Mg-Fe diffusivity patterns in sub-continental and ophiolite mantle chromitites

Mg-Fe cation exchange between olivine and spinel has been studied in the past, as its dependence from T and P allowed the calibration of several geothermometers. These can be used to infer temperatures from high-T conditions down to at least 650 ◦C. Moreover, cation exchange produces diffusivity patterns close to the intergranular limits, providing information on the thermal history of ultramafic rocks. In rocks where spinel is an accessory phase, diffusion patterns are fully developed only in olivine as the small size of spinel grains prevents the preservation of primary compositions. Chromitites are the focus of the present work. In these rocks diffusivity patterns are fully developed both in olivine and spinel, due to higher chromite modal content and larger grain size. Therefore, they represent a powerful tool to unravel the thermal history of chromitite-bearing mantle rocks. Subcontinental mantle was studied in Finero mafic-ultramafic massif (Southern Alps, Italy) where fresh chromitite lenses are hosted within the Phlogopite-Peridotite unit. Oceanic mantle was studied in the Puka peridotite massif of the Mirdita ophiolite (Northern Albania) and in the Nea Roda peridotite massif of the Halkidiki ophiolite belt (Northern Greece).

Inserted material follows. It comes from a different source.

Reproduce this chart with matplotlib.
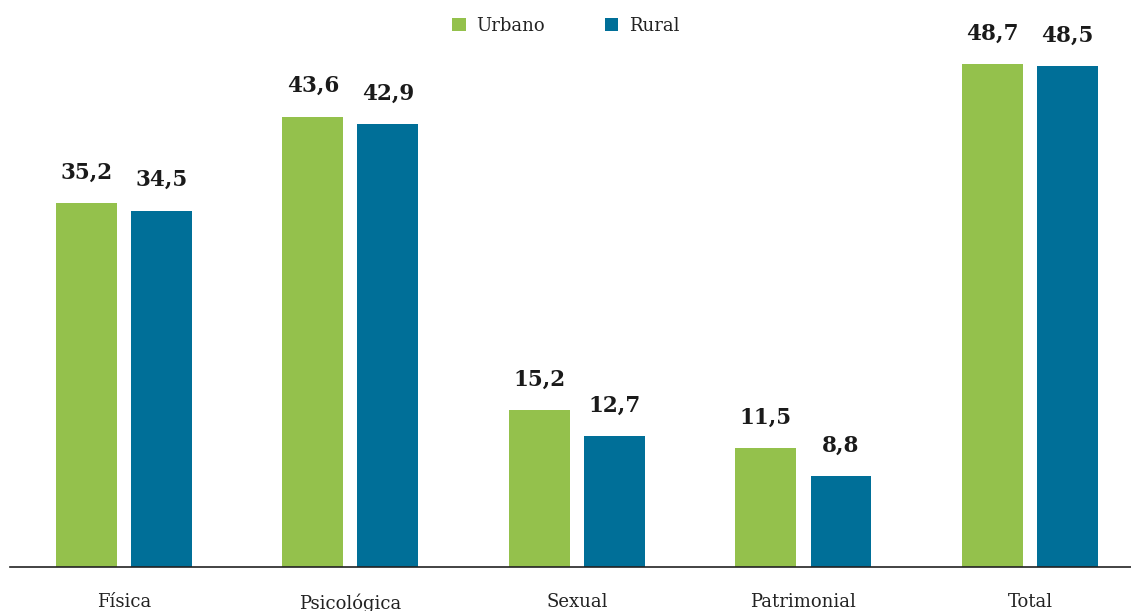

Puka massif hosts major chromitite occurrences, as tens of meters long and some meters thick lenses, within fresh dunites, exploited at the Iballe mine, while Nea Roda massif hosts small, little serpentinized, centimeter-size chromitite pods, surrounded by small dunite haloes. In order to avoid scattering of data due to coupled rim-rim analyses, diffusivity patterns were modeled with an exponential function through software OriginLab. In Finero, diffusivity curves show trends ascribable to continuous cooling, with an increase in Mg contents approaching the rim in olivines and the opposite trend in chromites. Cooling rates were qualitatively assessed following the approach of Ozawa (1984), and highlighted an increasing cooling rate with decreasing temperature, due to rapid exhumation. Puka and Nea Roda curves are not as well constrained due to minor serpentinization developing from the intergranular rims. However, it is possible to infer that Puka chromitites underwent continuous cooling but do not show the trend of rapid decrease in cooling rates observed in Finero. Nea Roda diffusivity patterns are the most puzzling. They do not fit a continuous cooling model, and suggest that local conditions affected Mg-Fe exchange.